Rev. Lawson remembered as man ‘of more courage than power’

Wave Staff and Wire Services

SOUTH LOS ANGELES — The Rev. James Lawson Jr. was remembered as “one of the most important human beings of this or any other age” July 6 during a memorial service at Holman United Methodist Church where he served as senior pastor for more than 25 years.

The church was packed with community leaders and other worshippers who paid tribute to the late civil rights icon who died last month at age 95.

Historian Jon Meacham, who authored a major biography of the civil rights leader, was among the speakers at the service.

He said Lawson was “one of the most important Americans — one of the most important human beings of this or any other age” for his contributions to the civil rights achievements of the 1960s, and said he was “as worthy of our respect as Washington or Jefferson.”

Mayor Karen Bass also spoke at the service.

“Today we’re gathered to celebrate the life of a giant,” she said. “He dedicated his life to equality and justice and helped train generations of leaders, including Rev. Martin Luther King Jr.”

Bass also credited Lawson with helping inspire her own career in public service, and said he helped her and others establish a youth coalition to battle the crack cocaine epidemic in the 1980s.

Several other speakers, including former Los Angeles City Councilman and County Supervisor Mark Ridley-Thomas honored Lawson for his friendship and teachings on non-violence.

State Sen. Maria Elena Durazo, D-Los Angeles, said her career in politics had taught her that many people “have more power than courage,” but Lawson’s life was a lesson in what people could accomplish when they had “more courage than power.”

Lawson died in Los Angeles on June 9 after a brief illness. His passing touched off tributes from across the country, including from President Joe Biden.

“Jill and I are saddened by the loss of one of our nation’s noblest leaders,” Biden said in a statement after the death. “His passing before Juneteenth is a reminder that our nation’s journey from slavery to freedom started in the hearts of people like James Lawson spellbound by freedom. We send our condolences to the Lawson family as our nation mourns a man who helped redeem the soul of our nation.”

Lawson was pastor of Holman United Methodist Church from 1974 until his retirement in 1999. A mile-long stretch of Adams Boulevard from Crenshaw Boulevard to Arlington Avenue in front of the church was co-named in January as the Reverend James Lawson Mile.

Born James Morris Lawson Jr. Sept. 22, 1928, in Uniontown, Pennsylvania, the son and grandson of Methodist ministers, Lawson was raised in Massillon, Ohio.

While a student at Baldwin-Wallace College in Berea, Ohio, Lawson was drafted by the U.S. Army, but refused to serve due to his belief in nonviolence and was sentenced to two years in prison.

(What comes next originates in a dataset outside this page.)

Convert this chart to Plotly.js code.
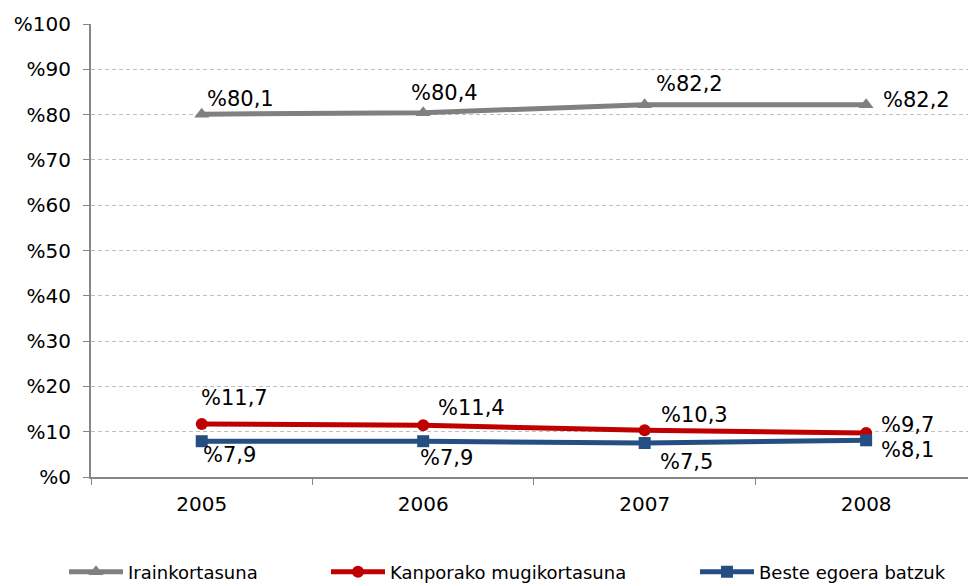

Released after 13 months, Lawson returned to college to finish his education, then traveled to Nagpur, India as a Methodist missionary to study the nonviolence resistance tactics developed by Mahatma Gandhi.

Lawson returned to the United States in 1956, entering the Graduate School of Theology at Oberlin College in Ohio. According to a biography from the Stanford University-based Martin Luther King, Jr. Research & Education Institute, one of Lawson’s Oberlin professors introduced him to King, who had also embraced Gandhi’s principles of nonviolent resistance.

In 1957, King urged Lawson to move to the South telling him, “Come now. We don’t have anyone like you down there.” He moved to Nashville, Tennessee where he attended Vanderbilt University and began teaching nonviolent protest techniques.

In February 1960, following lunch counter sit-ins initiated by students at a Woolworth’s store in Greensboro, North Carolina, Lawson and several local activists launched a similar protest in Nashville’s downtown stores. More than 150 students were arrested before city leaders agreed to desegregate some lunch counters.

Lawson was expelled from Vanderbilt in March 1960 because of his involvement with Nashville’s desegregation movement. Lawson eventually reconciled with Vanderbilt and returned to teach as a distinguished university professor. Vanderbilt established a institute for the research and study of nonviolent movements bearing his name in 2021.

Lawson participated in the 1961 Freedom Rides that challenged segregation on interstate buses and bus terminals.

Lawson became pastor of Centenary Methodist Church in Memphis, Tennessee in 1962. In 1968, when Black sanitation workers in Memphis began a strike for higher wages and union recognition after two of their co-workers were accidentally crushed to death, Lawson served as chairman of their strike committee.

Lawson and King led a march in support of the strikers on March 28, 1968, which erupted in violence and was immediately called off.

In what would be his final speech on April 3, 1968, one day before his assassination, King spoke of Lawson as one of the “noble men” who had influenced the Black freedom struggle.

“He’s been going to jail for struggling; he’s been kicked out of Vanderbilt University for this struggling; but he’s still going on, fighting for the rights of his people,” King said.